Correio Braziliense
postado em 20/05/2020 04:05
Imagine se 149 aviões Airbus A-318 completamente lotados caíssem em um prazo de dois meses. Em um único dia, duas aeronaves se espatifando. Ou as Torres Gêmeas do World Trade Center desabando seis vezes no mesmo período. Até o momento em que escrevo este texto, em meio a outras mortes, 17.971 brasileiros perderam suas vidas nos últimos 60 dias. Foram arrancados para sempre de seus lares, cônjuges e filhos por um inimigo invisível e poderoso. A pandemia da covid-19 roubou sonhos, planos, amores.
Até agora, a máxima autoridade do país não emitiu nenhuma palavra sincera de luto, de empatia e de comiseração pelo sofrimento e pelo vazio experimentados por milhares de famílias brasileiras. Pelo contrário. De seu séquito, vieram deboche, senso de desconexão com a realidade, fanatismo. Chegaram ao cúmulo de levar caixões reais a protestos no coração do poder, em Brasília. Poucas horas antes de começar a redigir essas linhas, uma rede de TV estampava, como manchete principal em seu site, as manifestações contrárias ao isolamento social e abordavam a participação do presidente, no momento em que os hospitais de algumas regiões do Brasil estão à beira do colapso.

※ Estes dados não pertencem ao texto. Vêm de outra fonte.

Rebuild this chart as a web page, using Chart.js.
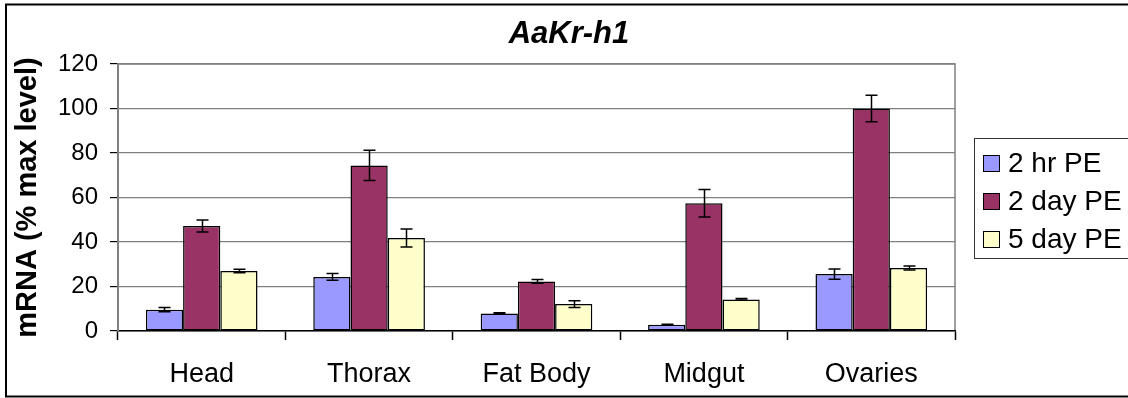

Não bastassem as mortes provocadas pela pandemia e o desrespeito flagrante à Constituição, com gritos contra a separação dos Três Poderes e pela implantação de um “regime militar democrático” no Brasil, parte da claque do presidente elegeu um bode expiatório: a imprensa. Para muitos, que acreditam em fake news vomitadas pelo WhatsApp a torto e a direito, jornalista se transformou em escória. Muitos dos que desejam transformar o País numa teocracia – e basta ver o fervor religioso às portas do Palácio da Alvorada – se satisfazem em ofender a imprensa e a liberdade de expressão.
Como a racionalidade foi engolida pelo fanatismo e pela cegueira ideológica, temo pela integridade física e pela vida de colegas jornalistas. Alguns brasileiros consideram absurda a divulgação de estatísticas sobre a pandemia. Os números elevados de casos e de mortes escancaram a incompetência de um governo que até hoje não anunciou um plano eficaz de prevenção ao novo coronavírus e que prefere apregoar aos quatro cantos que 70% da população brasileira contrairá covid-19.
Em meio à resposta desastrosa contra a pandemia, a uma crise política profunda e de consequências incertas, à recessão econômica inevitável e à falta de empatia de governante e de seus asseclas, o Brasil se transforma em ator pária na comunidade internacional. Vivemos tempos sombrios. O navio não pode ir a pique.